**Supplied material:**

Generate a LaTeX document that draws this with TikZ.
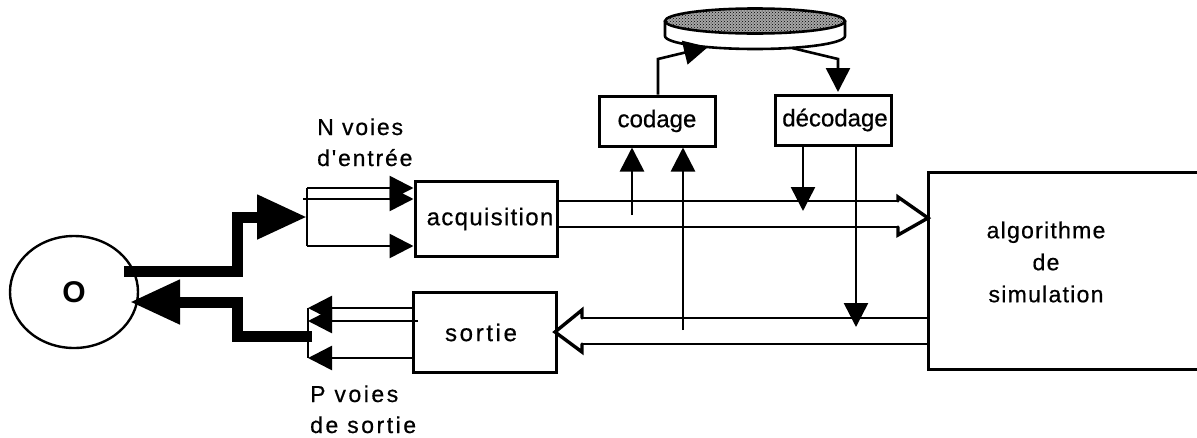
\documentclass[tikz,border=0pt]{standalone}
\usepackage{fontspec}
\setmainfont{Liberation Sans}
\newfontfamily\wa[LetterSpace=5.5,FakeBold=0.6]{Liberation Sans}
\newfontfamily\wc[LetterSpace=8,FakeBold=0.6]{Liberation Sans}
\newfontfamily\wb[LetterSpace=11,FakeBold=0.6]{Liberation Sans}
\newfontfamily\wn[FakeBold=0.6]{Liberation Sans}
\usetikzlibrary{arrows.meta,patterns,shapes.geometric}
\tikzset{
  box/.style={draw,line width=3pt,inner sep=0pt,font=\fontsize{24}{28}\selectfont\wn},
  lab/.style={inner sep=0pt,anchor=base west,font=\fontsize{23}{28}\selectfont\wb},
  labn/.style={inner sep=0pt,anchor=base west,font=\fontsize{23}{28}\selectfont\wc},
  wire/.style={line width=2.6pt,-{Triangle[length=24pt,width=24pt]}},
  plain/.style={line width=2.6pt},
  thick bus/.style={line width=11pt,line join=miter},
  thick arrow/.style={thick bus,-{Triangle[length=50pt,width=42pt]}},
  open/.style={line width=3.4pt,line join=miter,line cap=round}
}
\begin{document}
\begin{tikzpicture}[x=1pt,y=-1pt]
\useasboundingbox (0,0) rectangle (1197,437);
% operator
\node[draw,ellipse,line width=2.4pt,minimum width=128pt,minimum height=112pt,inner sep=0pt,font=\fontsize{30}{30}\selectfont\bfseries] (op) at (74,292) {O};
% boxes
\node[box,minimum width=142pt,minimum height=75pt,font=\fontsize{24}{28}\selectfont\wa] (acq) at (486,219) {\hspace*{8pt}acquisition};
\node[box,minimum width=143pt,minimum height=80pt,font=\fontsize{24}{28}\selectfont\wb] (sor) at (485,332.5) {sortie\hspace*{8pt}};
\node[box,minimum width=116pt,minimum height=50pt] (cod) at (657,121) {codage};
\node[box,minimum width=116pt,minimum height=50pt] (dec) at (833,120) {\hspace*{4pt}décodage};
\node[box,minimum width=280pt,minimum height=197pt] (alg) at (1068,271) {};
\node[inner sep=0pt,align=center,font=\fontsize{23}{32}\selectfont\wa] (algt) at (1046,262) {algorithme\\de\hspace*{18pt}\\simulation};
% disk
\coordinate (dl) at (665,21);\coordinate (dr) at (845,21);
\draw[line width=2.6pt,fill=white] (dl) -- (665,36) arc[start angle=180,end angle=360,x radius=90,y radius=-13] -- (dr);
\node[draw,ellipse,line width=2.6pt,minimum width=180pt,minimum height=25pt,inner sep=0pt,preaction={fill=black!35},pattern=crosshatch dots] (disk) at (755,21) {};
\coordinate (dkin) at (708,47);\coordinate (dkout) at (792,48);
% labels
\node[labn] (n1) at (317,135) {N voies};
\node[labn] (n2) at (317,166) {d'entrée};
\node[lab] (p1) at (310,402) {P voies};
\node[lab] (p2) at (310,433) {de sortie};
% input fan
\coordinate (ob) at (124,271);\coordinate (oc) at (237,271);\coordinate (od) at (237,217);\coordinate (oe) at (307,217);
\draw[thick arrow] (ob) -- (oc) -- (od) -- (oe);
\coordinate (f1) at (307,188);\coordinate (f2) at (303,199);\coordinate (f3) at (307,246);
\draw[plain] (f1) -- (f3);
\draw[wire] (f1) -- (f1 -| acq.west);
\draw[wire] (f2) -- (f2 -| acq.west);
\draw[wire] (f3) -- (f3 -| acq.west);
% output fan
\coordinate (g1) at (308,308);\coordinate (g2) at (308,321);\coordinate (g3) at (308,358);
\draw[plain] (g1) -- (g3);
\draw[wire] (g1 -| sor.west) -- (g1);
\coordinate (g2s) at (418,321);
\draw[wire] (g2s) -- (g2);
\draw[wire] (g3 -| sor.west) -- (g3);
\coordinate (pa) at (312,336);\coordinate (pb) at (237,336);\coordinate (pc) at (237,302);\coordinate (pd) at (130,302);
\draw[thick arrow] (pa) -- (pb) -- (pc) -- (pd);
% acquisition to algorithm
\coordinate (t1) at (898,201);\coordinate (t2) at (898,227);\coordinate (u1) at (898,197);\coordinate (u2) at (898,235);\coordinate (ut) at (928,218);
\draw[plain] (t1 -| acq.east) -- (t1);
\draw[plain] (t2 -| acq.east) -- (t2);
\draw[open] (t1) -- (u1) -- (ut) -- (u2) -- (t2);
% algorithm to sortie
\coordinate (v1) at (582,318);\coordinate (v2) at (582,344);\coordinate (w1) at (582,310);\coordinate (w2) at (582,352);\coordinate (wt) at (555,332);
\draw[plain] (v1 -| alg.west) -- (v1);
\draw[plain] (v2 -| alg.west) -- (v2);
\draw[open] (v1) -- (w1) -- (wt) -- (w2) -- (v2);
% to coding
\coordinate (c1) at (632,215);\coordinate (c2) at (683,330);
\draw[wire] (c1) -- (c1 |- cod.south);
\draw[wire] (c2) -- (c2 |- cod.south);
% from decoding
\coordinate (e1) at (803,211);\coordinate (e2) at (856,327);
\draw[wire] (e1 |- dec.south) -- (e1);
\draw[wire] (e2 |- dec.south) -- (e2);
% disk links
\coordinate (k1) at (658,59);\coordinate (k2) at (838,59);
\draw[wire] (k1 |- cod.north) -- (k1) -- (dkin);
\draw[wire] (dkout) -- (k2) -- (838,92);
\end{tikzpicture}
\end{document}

...

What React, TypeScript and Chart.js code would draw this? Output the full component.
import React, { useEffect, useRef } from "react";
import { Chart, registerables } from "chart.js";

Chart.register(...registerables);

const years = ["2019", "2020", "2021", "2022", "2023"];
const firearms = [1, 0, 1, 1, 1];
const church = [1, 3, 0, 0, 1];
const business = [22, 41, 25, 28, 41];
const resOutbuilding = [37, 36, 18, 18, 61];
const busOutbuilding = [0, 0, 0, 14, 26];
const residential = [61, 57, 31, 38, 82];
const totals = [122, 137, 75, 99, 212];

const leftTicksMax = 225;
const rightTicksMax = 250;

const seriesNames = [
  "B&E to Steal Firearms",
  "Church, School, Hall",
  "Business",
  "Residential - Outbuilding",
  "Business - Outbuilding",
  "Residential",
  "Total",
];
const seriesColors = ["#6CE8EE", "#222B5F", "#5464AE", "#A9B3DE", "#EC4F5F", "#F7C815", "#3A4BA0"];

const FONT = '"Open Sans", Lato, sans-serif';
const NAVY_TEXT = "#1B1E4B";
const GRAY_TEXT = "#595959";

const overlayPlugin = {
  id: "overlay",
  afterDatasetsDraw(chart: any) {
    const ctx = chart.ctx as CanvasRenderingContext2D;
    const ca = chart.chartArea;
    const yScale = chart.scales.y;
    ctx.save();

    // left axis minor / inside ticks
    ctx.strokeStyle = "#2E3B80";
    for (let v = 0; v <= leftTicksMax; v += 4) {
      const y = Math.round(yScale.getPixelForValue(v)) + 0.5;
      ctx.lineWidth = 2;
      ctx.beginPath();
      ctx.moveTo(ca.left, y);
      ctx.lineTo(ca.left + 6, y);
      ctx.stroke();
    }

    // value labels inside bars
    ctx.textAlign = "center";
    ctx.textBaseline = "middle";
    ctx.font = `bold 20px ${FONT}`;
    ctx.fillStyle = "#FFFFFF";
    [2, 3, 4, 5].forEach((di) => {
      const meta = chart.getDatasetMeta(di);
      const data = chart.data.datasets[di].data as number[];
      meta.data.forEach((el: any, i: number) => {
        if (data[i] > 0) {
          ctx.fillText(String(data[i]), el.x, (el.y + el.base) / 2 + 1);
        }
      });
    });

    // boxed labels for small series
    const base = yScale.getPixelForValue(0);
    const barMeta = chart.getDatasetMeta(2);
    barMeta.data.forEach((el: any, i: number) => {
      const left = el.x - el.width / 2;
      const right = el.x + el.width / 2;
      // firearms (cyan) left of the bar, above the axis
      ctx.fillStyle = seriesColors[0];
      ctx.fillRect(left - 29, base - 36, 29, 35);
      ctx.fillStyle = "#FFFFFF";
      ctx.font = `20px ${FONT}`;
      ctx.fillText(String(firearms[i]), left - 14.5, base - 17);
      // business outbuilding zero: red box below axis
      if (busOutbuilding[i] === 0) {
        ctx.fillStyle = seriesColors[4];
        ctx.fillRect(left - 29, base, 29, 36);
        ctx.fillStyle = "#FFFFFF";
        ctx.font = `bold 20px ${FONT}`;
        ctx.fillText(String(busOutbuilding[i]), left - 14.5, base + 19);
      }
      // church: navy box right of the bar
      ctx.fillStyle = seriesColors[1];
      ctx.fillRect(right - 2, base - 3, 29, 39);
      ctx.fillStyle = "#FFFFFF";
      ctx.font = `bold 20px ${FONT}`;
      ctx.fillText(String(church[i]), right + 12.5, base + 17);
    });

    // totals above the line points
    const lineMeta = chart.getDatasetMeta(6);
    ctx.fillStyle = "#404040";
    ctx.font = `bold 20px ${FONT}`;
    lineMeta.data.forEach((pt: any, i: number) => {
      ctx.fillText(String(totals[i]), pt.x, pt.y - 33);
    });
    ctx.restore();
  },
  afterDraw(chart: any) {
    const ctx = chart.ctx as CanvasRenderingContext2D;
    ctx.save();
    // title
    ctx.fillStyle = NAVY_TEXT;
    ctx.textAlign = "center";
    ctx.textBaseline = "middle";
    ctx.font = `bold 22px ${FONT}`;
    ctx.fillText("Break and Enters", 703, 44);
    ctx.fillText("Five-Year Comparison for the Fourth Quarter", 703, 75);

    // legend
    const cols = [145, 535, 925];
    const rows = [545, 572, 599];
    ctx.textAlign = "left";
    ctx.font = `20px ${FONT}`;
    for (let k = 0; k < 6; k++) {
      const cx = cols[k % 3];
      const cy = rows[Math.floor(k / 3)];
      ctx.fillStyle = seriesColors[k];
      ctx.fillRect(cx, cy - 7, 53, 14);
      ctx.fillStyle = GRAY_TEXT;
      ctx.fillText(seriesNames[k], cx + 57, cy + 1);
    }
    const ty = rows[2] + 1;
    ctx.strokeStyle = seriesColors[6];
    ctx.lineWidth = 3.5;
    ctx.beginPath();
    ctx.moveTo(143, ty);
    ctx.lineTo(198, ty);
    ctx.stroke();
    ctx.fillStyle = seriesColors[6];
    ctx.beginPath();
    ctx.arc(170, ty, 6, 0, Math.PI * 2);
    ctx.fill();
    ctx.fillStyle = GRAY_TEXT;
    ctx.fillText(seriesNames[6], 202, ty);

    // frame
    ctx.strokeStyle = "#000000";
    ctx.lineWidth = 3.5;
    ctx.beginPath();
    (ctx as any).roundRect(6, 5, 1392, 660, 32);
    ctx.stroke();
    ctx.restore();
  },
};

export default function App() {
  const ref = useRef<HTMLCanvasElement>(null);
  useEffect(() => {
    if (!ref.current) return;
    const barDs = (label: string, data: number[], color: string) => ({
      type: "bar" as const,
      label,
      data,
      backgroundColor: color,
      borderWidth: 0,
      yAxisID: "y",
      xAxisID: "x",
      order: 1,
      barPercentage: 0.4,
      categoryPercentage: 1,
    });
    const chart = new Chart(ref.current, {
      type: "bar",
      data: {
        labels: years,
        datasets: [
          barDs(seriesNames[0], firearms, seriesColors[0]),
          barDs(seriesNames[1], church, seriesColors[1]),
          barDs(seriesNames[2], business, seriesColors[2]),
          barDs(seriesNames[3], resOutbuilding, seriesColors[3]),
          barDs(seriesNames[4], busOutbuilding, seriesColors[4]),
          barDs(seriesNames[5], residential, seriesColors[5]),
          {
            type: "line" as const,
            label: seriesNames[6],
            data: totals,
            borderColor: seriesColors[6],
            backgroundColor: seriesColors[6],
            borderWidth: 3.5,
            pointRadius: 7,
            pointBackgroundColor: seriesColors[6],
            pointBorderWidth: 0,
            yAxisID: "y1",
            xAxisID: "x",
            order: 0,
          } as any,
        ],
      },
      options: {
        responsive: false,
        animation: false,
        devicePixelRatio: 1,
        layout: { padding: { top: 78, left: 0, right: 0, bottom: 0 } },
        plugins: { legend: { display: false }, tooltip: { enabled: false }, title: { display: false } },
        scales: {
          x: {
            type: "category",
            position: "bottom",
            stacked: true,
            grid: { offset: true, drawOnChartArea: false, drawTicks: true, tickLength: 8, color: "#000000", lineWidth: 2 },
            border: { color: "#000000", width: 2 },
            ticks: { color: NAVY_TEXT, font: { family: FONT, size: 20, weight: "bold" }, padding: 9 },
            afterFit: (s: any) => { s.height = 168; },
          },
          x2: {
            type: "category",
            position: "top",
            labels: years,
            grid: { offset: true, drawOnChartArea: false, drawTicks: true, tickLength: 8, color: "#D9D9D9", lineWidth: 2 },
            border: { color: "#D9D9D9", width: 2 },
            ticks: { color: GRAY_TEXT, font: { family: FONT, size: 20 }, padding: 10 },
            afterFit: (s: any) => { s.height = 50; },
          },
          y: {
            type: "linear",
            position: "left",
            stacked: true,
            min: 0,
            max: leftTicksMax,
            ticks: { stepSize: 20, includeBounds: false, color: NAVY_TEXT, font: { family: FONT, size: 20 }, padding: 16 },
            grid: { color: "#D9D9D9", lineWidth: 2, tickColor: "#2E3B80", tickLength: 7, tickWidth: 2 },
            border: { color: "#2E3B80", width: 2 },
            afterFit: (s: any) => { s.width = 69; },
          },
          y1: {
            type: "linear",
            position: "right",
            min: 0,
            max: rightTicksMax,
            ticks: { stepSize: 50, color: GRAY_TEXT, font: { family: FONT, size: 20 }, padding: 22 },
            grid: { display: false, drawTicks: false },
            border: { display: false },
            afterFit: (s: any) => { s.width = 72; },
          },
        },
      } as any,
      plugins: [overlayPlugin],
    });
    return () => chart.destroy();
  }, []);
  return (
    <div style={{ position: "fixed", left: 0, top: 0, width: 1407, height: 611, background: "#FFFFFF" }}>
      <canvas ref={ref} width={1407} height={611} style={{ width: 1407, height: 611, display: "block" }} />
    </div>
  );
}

...

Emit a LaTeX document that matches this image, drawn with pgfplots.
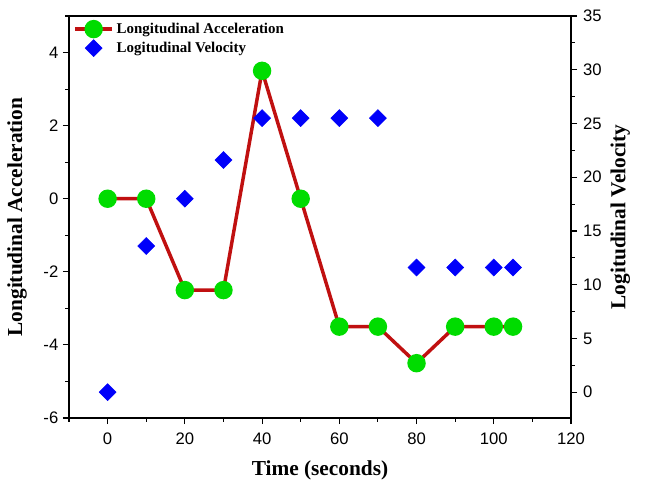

**Exercise prompt:** Give back exactly the lines running from the line that contains "What React, TypeScript" through the line that contains "const totals = [122, 137, 75, 99, 212];", and nothing outside them.

**Task output:**
What React, TypeScript and Chart.js code would draw this? Output the full component.
import React, { useEffect, useRef } from "react";
import { Chart, registerables } from "chart.js";

Chart.register(...registerables);

const years = ["2019", "2020", "2021", "2022", "2023"];
const firearms = [1, 0, 1, 1, 1];
const church = [1, 3, 0, 0, 1];
const business = [22, 41, 25, 28, 41];
const resOutbuilding = [37, 36, 18, 18, 61];
const busOutbuilding = [0, 0, 0, 14, 26];
const residential = [61, 57, 31, 38, 82];
const totals = [122, 137, 75, 99, 212];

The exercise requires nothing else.